In all since 2006, state documents show New Jersey has paid more than $11.8 million in fees to Angelo Gordon -- more than the amount the state currently says it is projected to make on its investment in the firm. Former hedge fund manager Marshall Auerback told IBTimes that the outstanding illiquid investment is unusual. 
"The obvious question here is, why is the Christie administration allowing fees to be paid to a financial firm for three years after the state terminated its investment?" Auerback, who is now an executive at the economic policy group Institute for New Economic Thinking, said. "This seems like a very one-sided deal for the manager. After three years, there doesn’t seem to be a time frame for selling the illiquid parts of the investment, and yet the manager gets to keep collecting fees. It's a great deal for Mary Pat Christie's firm, but a terrible deal for taxpayers and for the public employees whose pension money is being used to pay the fees."
Thomas Byrne, the Christie-appointed acting chairman of the New Jersey State Investment Council, countered that argument. "This is standard; we are not doing something different here that is outside the norms of the financial industry and the world of private partnerships," he said. [emphasis mine]
And that, of course, is exactly the problem.

One other point the Star-Ledger conveniently forgets: Chris Christie is chairman of the Republican Governor's Association, which means he now has influence over many state pension plans. What are Angelo, Gordon's interests in pensions located in states in which Christie was directly involved in gubernatorial elections?

This entire thing stinks on ice, even leaving Mary Pat Christie's part in it aside. Under Chris Christie, Wall Street firms are getting fat off of the mandatory contributions of public employees, all while our pensions continue to degrade in value. There is no transparency and no accountability in these investments, yet the state continues to take our money while attempting to slash our earned compensations.

This is perhaps the best reason for the NJ Legislature to insist that the wealthy start kicking in more to the pensions. Because maybe if these plutocrats started having to put their own money on the line, they wouldn't allow these sort of shenanigans to occur. Maybe if the wealthy had as much skin in the game as we public employees do, these sort of outrageous practices would cease.

In any case, it's well past time for public employees to start standing up and demanding that our money be managed responsibly and with full transparency. Chris Christie shouldn't be allowed to use our compensation to enrich his cronies without any safeguards in place to protect our interests.

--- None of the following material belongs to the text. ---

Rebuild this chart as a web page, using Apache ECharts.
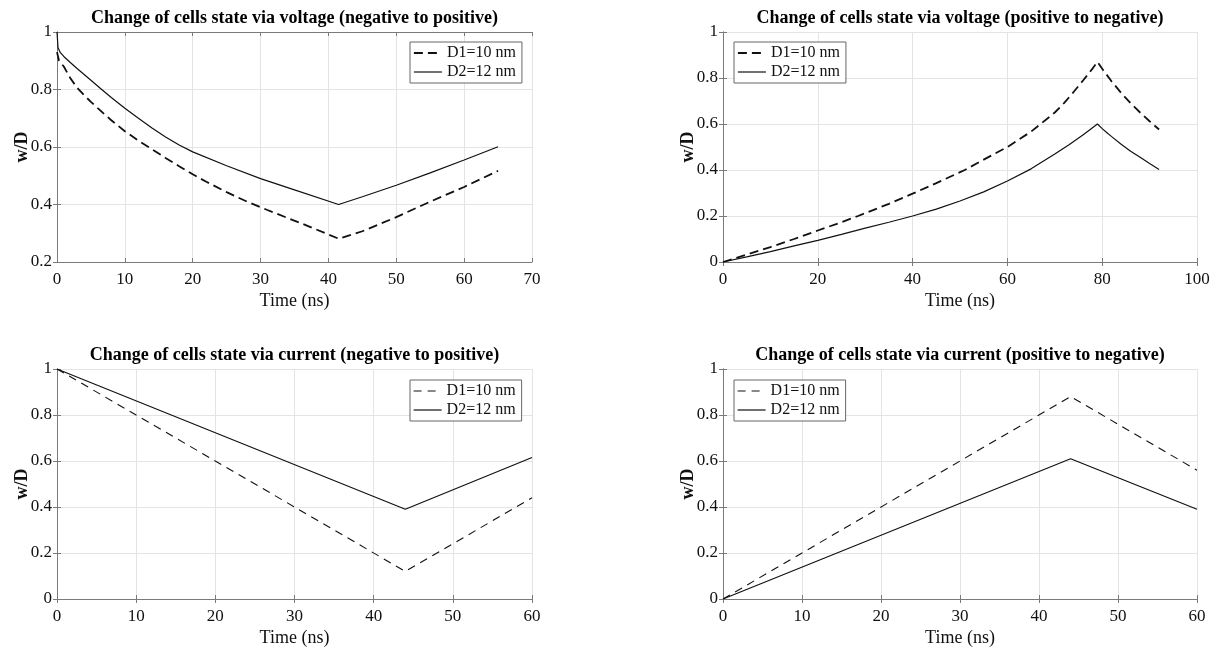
<!DOCTYPE html>
<html>
<head>
<meta charset="utf-8">
<script src="https://cdn.jsdelivr.net/npm/echarts@6/dist/echarts.min.js"></script>
<style>
html,body{margin:0;padding:0;background:#fff;}
#chart{width:1219px;height:649px;}
</style>
</head>
<body>
<div id="chart"></div>
<script>
// ---- Data ----
const titles = [
  'Change of cells state via voltage (negative to positive)',
  'Change of cells state via voltage (positive to negative)',
  'Change of cells state via current (negative to positive)',
  'Change of cells state via current (positive to negative)'
];
const seriesNames = ['D1=10 nm', 'D2=12 nm'];
const xAxisName = 'Time (ns)';
const yAxisName = 'w/D';

// Plot 1: voltage, negative to positive
const p1D1_t = [0, 0.3, 1, 2, 3, 4, 5, 6, 8, 10, 12, 14, 16, 18, 20, 22, 25, 28, 31, 34, 37, 41.5, 45, 50, 55, 60, 65];
const p1D1_w = [0.93, 0.9, 0.88, 0.838, 0.805, 0.78, 0.757, 0.735, 0.693, 0.655, 0.622, 0.592, 0.562, 0.533, 0.505, 0.479, 0.443, 0.41, 0.381, 0.353, 0.325, 0.281, 0.307, 0.356, 0.41, 0.461, 0.517];
const p1D2_t = [0, 0.15, 0.5, 1, 2, 3, 4, 5, 6.5, 8, 10, 12, 14, 16, 18, 20, 25, 30, 35, 41.5, 45, 50, 55, 60, 65];
const p1D2_w = [1.0, 0.945, 0.928, 0.915, 0.893, 0.872, 0.852, 0.832, 0.802, 0.772, 0.735, 0.7, 0.666, 0.635, 0.607, 0.583, 0.535, 0.49, 0.451, 0.4, 0.427, 0.467, 0.51, 0.555, 0.601];

// Plot 2: voltage, positive to negative
const p2D1_t = [0, 5, 10, 15, 20, 25, 28.5, 35, 40, 45, 51, 55, 60, 65, 67, 70, 72, 74, 76, 78, 79, 80, 82, 84, 86, 88, 90, 92];
const p2D1_w = [0, 0.032, 0.065, 0.1, 0.137, 0.173, 0.2, 0.253, 0.297, 0.343, 0.4, 0.445, 0.5, 0.567, 0.6, 0.65, 0.692, 0.74, 0.79, 0.842, 0.87, 0.84, 0.785, 0.735, 0.69, 0.65, 0.612, 0.576];
const p2D2_t = [0, 5, 10, 15, 20, 25, 30, 35, 40, 45, 50, 55, 60, 65, 70, 73, 76, 79, 80, 81, 82, 84, 86, 88, 90, 92];
const p2D2_w = [0, 0.022, 0.045, 0.07, 0.094, 0.12, 0.147, 0.173, 0.2, 0.23, 0.265, 0.305, 0.352, 0.405, 0.47, 0.51, 0.553, 0.6, 0.58, 0.562, 0.545, 0.512, 0.482, 0.455, 0.428, 0.402];

// Plot 3: current, negative to positive
const p3D1_t = [0, 44, 60];
const p3D1_w = [1.0, 0.12, 0.44];
const p3D2_t = [0, 44, 60];
const p3D2_w = [1.0, 0.39, 0.615];

// Plot 4: current, positive to negative
const p4D1_t = [0, 44, 60];
const p4D1_w = [0, 0.88, 0.56];
const p4D2_t = [0, 44, 60];
const p4D2_w = [0, 0.61, 0.39];

const xRanges = [[0, 70, 10], [0, 100, 20], [0, 60, 10], [0, 60, 10]];
const yRanges = [[0.2, 1, 0.2], [0, 1, 0.2], [0, 1, 0.2], [0, 1, 0.2]];

// ---- Layout ----
const FONT = "'Liberation Serif', 'Times New Roman', serif";
const grids = [
  {left: 57, top: 32, width: 475, height: 230},
  {left: 723, top: 32, width: 474, height: 230},
  {left: 57, top: 369, width: 475, height: 230},
  {left: 723, top: 369, width: 474, height: 230}
];
const legendPos = [
  {left: 410, top: 42}, {left: 734, top: 42},
  {left: 410, top: 380}, {left: 734, top: 380}
];
const titleTops = [9, 9, 346, 346];
const frameColor = '#7a7a7a';
const gridColor = '#e4e4e4';

function pairs(t, w) { return t.map((v, i) => [v, w[i]]); }
const allData = [
  [pairs(p1D1_t, p1D1_w), pairs(p1D2_t, p1D2_w)],
  [pairs(p2D1_t, p2D1_w), pairs(p2D2_t, p2D2_w)],
  [pairs(p3D1_t, p3D1_w), pairs(p3D2_t, p3D2_w)],
  [pairs(p4D1_t, p4D1_w), pairs(p4D2_t, p4D2_w)]
];
const dashStyles = [
  {width: 1.8, type: [9, 5]},
  {width: 1.8, type: [9, 5]},
  {width: 1.1, type: [8, 6]},
  {width: 1.1, type: [8, 6]}
];
const solidStyle = {width: 1.2, type: 'solid', color: '#111'};

const xAxes = [], yAxes = [], series = [], titleArr = [], legends = [];
grids.forEach((g, i) => {
  const [xmin, xmax, xint] = xRanges[i];
  const [ymin, ymax, yint] = yRanges[i];
  xAxes.push({
    type: 'value', gridIndex: i, min: xmin, max: xmax, interval: xint,
    name: xAxisName, nameLocation: 'middle', nameGap: 30, nameMoveOverlap: false,
    nameTextStyle: {fontFamily: FONT, fontSize: 18, color: '#111'},
    axisLine: {show: true, lineStyle: {color: frameColor, width: 1}},
    axisTick: {show: true, inside: true, length: 4, lineStyle: {color: frameColor}},
    axisLabel: {fontFamily: FONT, fontSize: 17, color: '#111', margin: 9},
    splitLine: {show: true, lineStyle: {color: gridColor, width: 1}}
  });
  yAxes.push({
    type: 'value', gridIndex: i, min: ymin, max: ymax, interval: yint,
    name: yAxisName, nameLocation: 'middle', nameGap: 26, nameRotate: 90, nameMoveOverlap: false,
    nameTextStyle: {fontFamily: FONT, fontSize: 18, fontWeight: 'bold', color: '#111'},
    axisLine: {show: true, lineStyle: {color: frameColor, width: 1}},
    axisTick: {show: true, inside: true, length: 4, lineStyle: {color: frameColor}},
    axisLabel: {fontFamily: FONT, fontSize: 17, color: '#111', margin: 5},
    splitLine: {show: true, lineStyle: {color: gridColor, width: 1}}
  });
  titleArr.push({
    text: titles[i], left: g.left + g.width / 2, top: titleTops[i], textAlign: 'center', padding: 0,
    textStyle: {fontFamily: FONT, fontSize: 18, fontWeight: 'bold', color: '#000'}
  });
  series.push({
    name: seriesNames[0], type: 'line', xAxisIndex: i, yAxisIndex: i,
    data: allData[i][0], symbol: 'none', animation: false,
    lineStyle: Object.assign({color: '#111'}, dashStyles[i]), itemStyle: {color: '#111'}
  });
  series.push({
    name: seriesNames[1], type: 'line', xAxisIndex: i, yAxisIndex: i,
    data: allData[i][1], symbol: 'none', animation: false,
    lineStyle: solidStyle, itemStyle: {color: '#111'}
  });
  legends.push({
    left: legendPos[i].left, top: legendPos[i].top, orient: 'vertical',
    padding: [3, 6, 3, 3], itemGap: 3, itemWidth: 28, itemHeight: 14,
    backgroundColor: '#fff', borderColor: '#666', borderWidth: 1,
    selectedMode: false,
    itemStyle: {opacity: 0},
    textStyle: {fontFamily: FONT, fontSize: 16, color: '#111'},
    data: [
      {name: seriesNames[0], lineStyle: Object.assign({color: '#111'}, dashStyles[i]), itemStyle: {opacity: 0}},
      {name: seriesNames[1], lineStyle: solidStyle, itemStyle: {opacity: 0}}
    ]
  });
});
// top/right frame axes
grids.forEach((g, i) => {
  const [xmin, xmax, xint] = xRanges[i];
  const [ymin, ymax, yint] = yRanges[i];
  xAxes.push({
    type: 'value', gridIndex: i, position: 'top', min: xmin, max: xmax, interval: xint,
    axisLine: {show: true, lineStyle: {color: frameColor, width: 1}},
    axisTick: {show: true, inside: true, length: 4, lineStyle: {color: frameColor}},
    axisLabel: {show: false}, splitLine: {show: false}
  });
  yAxes.push({
    type: 'value', gridIndex: i, position: 'right', min: ymin, max: ymax, interval: yint,
    axisLine: {show: true, lineStyle: {color: frameColor, width: 1}},
    axisTick: {show: true, inside: true, length: 4, lineStyle: {color: frameColor}},
    axisLabel: {show: false}, splitLine: {show: false}
  });
});

const chart = echarts.init(document.getElementById('chart'), null, {renderer: 'canvas'});
chart.setOption({
  animation: false,
  backgroundColor: '#fff',
  title: titleArr,
  grid: grids,
  xAxis: xAxes,
  yAxis: yAxes,
  legend: legends,
  series: series
});
</script>
</body>
</html>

But, but, but... JOB CREATORS! Or something...

2 comments:

P. Grunther said...

Thank you once again JJ for a crisply clear analysis of what Christie is up to...now if we could only get this out there into the mainstream media, that would be nice...ah, what wishful thinking!

Giuseppe said...

Christie eliminated the COLA for current public employee retirees while taxes were lowered for the wealthy and the big corporations. Shared sacrifice for the little people as JJ has illustrated and documented. The oligarchs and economic royalists are determined to eliminate pensions for ordinary people. But wait, there's more, billionaires like Pete Peterson are spending millions to also eliminate and or privatize Social Security, Medicare, Medicaid and the pathetic ACA. The hyper wealthy are also working overtime to gut and water down the few regulations that were enacted after the great financial meltdown of 2008. This means that we are being set up for another and maybe worse financial catastrophe that could leave tens of millions in financial distress. This is criminal.